The transmission of original sin

1. Original sin has two sides: (i) the condemnation of Adam's sin and (ii) moral corruption/spiritual inability. (i) seems unfair. I've discussed that on multiple occasions. In this post I'd like to focus in (ii).

2. One question is whether the Bible teaches original sin. Considered in isolation, Gen 3 doesn't seem to teach original sin. However, that's followed by a drastic escalation in evil, leading up to the flood. And it continues after the flood. OT history is a record of pervasive depravity, both in pagan cultures as well as Israel. The extent and intensity of human evil is hard to explain unless there's a predisposition to evil.

In the NT, two classic passages are Rom 5:12-21 & 1 Cor 15:21-22. The text in 1 Cor 15 is about death, while the text in Rom 5 is about condemnation as well as death. 

Over and above that are Pauline texts about the moral and spiritual blindness, hardness, and deadness of the lost. About their captivity to raw destructive passions. Again, it's hard to explain that if humans are born moral blank slates. 

Finally, a theme of John's Gospel and 1 John is how the mission of Christ exposes the preexisting animus towards God and good. That dovetails with the Pauline picture.

3. A difficult issue in Christian theology is the transmission of original sin. In terms of guilt and condemnation for Adam's sin, that gave rise to debates over immediate and immediate imputation in Reformed theology. I think proponents of immediate imputation have the better of the argument. Again, that raises questions of fairness, but I've addressed that elsewhere.

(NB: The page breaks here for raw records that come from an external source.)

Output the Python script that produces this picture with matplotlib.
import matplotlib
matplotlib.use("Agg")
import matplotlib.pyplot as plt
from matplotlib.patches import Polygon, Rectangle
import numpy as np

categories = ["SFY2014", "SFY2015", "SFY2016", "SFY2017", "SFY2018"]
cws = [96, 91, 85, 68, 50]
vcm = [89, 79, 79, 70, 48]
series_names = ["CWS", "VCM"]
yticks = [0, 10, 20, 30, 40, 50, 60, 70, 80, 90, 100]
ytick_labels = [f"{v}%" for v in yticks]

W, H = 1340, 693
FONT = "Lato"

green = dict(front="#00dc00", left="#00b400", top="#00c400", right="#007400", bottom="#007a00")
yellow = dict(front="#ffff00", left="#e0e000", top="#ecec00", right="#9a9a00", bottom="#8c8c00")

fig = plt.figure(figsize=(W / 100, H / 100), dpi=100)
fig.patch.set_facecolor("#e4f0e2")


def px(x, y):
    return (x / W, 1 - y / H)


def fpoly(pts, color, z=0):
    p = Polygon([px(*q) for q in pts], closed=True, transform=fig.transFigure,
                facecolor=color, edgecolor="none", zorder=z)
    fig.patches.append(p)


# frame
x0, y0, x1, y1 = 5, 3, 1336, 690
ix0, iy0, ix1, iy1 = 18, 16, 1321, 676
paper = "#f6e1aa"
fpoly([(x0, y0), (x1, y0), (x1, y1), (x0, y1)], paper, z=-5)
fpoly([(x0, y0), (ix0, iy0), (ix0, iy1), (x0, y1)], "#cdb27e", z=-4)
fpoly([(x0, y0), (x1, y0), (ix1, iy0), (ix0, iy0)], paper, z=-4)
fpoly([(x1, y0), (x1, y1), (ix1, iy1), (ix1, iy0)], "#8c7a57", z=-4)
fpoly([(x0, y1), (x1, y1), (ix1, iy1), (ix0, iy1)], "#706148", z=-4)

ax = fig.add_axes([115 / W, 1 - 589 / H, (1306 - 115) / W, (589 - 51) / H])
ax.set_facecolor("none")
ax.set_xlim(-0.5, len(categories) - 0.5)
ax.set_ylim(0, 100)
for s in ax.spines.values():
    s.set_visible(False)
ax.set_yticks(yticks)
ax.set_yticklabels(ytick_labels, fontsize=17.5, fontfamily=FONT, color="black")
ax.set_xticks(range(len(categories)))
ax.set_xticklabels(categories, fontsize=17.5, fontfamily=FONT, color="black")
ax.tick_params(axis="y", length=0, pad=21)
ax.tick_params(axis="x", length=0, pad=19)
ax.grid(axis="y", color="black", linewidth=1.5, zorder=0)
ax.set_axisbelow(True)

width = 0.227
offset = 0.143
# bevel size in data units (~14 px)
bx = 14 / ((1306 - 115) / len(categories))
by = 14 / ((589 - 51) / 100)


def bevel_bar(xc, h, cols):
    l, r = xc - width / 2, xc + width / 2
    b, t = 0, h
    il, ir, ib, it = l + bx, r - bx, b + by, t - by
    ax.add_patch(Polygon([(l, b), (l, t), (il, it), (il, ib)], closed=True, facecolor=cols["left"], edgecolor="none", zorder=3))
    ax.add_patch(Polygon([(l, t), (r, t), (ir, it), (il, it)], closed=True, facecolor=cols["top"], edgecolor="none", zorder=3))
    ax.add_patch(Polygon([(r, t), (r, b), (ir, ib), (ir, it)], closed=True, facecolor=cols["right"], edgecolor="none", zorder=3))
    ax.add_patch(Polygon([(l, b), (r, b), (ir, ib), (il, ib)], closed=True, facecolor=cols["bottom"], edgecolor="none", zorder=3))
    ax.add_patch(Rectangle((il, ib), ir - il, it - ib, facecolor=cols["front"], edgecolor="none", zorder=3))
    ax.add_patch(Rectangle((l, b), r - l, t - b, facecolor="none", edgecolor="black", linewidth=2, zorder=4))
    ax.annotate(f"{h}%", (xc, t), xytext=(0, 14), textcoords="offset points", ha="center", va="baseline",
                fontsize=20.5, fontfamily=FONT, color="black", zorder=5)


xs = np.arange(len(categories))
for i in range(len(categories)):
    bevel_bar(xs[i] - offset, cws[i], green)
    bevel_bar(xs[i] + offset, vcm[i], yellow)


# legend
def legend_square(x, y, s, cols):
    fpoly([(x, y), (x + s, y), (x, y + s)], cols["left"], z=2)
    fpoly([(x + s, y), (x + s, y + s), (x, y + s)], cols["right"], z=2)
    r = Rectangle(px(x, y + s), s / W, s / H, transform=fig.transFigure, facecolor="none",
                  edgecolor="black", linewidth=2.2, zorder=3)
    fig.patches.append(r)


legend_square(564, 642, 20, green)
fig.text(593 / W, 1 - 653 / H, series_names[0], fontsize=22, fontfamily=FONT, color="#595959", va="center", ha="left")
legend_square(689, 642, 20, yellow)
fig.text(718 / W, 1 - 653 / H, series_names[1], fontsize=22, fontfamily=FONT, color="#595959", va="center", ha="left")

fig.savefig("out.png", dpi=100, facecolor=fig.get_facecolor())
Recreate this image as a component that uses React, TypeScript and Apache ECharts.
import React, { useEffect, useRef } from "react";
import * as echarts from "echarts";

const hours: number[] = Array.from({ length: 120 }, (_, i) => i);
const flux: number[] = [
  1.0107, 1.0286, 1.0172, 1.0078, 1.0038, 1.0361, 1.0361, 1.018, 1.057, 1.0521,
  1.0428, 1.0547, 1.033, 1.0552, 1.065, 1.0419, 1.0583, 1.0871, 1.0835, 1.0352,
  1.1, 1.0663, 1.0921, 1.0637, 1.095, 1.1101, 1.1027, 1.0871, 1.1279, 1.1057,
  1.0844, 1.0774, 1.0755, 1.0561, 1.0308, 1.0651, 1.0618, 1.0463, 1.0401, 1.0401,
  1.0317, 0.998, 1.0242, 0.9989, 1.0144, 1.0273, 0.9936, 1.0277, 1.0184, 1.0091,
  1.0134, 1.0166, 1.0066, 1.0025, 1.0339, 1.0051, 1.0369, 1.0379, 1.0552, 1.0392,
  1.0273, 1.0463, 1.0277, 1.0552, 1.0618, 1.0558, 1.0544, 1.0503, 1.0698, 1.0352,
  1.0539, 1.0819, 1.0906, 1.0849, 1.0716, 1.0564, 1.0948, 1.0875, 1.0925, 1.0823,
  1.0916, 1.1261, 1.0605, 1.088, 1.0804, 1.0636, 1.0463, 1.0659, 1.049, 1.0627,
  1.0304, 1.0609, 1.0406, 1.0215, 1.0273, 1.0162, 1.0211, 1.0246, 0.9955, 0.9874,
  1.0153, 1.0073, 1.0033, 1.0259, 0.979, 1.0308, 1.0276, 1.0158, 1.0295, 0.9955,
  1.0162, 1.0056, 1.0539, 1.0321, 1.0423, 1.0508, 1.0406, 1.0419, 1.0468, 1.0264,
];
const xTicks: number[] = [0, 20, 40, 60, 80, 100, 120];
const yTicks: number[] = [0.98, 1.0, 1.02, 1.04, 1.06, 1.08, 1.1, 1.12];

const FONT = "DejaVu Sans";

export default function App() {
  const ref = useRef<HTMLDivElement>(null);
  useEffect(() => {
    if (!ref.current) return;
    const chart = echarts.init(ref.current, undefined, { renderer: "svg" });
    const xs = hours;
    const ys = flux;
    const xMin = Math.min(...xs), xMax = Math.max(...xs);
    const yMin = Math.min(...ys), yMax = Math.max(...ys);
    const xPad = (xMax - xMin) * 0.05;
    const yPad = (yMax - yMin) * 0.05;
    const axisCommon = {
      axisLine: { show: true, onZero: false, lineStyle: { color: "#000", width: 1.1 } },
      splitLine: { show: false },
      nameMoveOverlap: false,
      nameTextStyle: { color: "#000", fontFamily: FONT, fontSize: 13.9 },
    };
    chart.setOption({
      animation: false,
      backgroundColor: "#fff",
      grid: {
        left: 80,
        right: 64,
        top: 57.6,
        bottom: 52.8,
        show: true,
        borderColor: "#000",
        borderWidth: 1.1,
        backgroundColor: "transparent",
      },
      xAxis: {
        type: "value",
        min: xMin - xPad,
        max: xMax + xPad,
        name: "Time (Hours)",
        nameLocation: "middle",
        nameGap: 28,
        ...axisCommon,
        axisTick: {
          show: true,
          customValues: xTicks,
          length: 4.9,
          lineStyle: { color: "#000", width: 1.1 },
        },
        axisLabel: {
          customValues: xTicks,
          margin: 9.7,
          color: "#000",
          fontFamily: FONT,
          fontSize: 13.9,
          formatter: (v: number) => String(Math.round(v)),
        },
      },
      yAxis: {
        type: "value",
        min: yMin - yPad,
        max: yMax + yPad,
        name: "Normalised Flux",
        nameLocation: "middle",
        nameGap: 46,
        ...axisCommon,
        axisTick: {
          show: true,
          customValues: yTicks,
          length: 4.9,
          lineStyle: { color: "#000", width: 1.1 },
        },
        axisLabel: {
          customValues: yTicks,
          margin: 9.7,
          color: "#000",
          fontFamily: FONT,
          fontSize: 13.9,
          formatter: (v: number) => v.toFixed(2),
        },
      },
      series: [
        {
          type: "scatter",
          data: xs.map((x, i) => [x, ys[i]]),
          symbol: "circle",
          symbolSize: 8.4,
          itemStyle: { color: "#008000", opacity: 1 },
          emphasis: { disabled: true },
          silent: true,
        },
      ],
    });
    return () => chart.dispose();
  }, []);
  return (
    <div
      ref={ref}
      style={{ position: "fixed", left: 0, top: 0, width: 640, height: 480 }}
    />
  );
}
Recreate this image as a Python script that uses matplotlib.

4. But what about the transmission of moral corruption? What's the metaphysics or mechanics of original sin in that respect? That's something else theologians struggle with. Different models are proposed. 

Let's take a comparison: from what I've read, feral children are psychological inhuman. For normal psychological maturation to occur, humans require socialization during their formative years. There's a narrow window of opportunity that closes. If humans don't receive the necessary socialization during that period, no amount of remedial socialization will fix the deficit. The tragedy of feral children is the fact that they already passed the threshold where it's possible for them to develop a normal psychological makeup. No matter how much affection and attention they receive, it's too late for them to become psychologically human. It would take a miracle (which God may provide in the afterlife.)

Nothing was done to them that directly caused that deficient. They weren't physically, verbally, and psychologically abused. Rather, their condition is the result of severe neglect.  Humans aren't like Jem'Hadar babies programed to automatically mature psychologically as soon as they pop out of the incubation chambers. Our psychological makeup isn't purely internal and self-contained, waiting to unfold like clockwork. To be psychologically complete and mature requires something from the outside.  

By analogy, the transmission of original sin needn't be caused by some positive factor or determinant, but by the absence of some external factor that's necessary to complete our moral formation. Something lost in the Fall. 

2 comments:

  1. it's been a while, but didn't John Murray get into some of these topics with his little book The Imputation of Adam's Sin?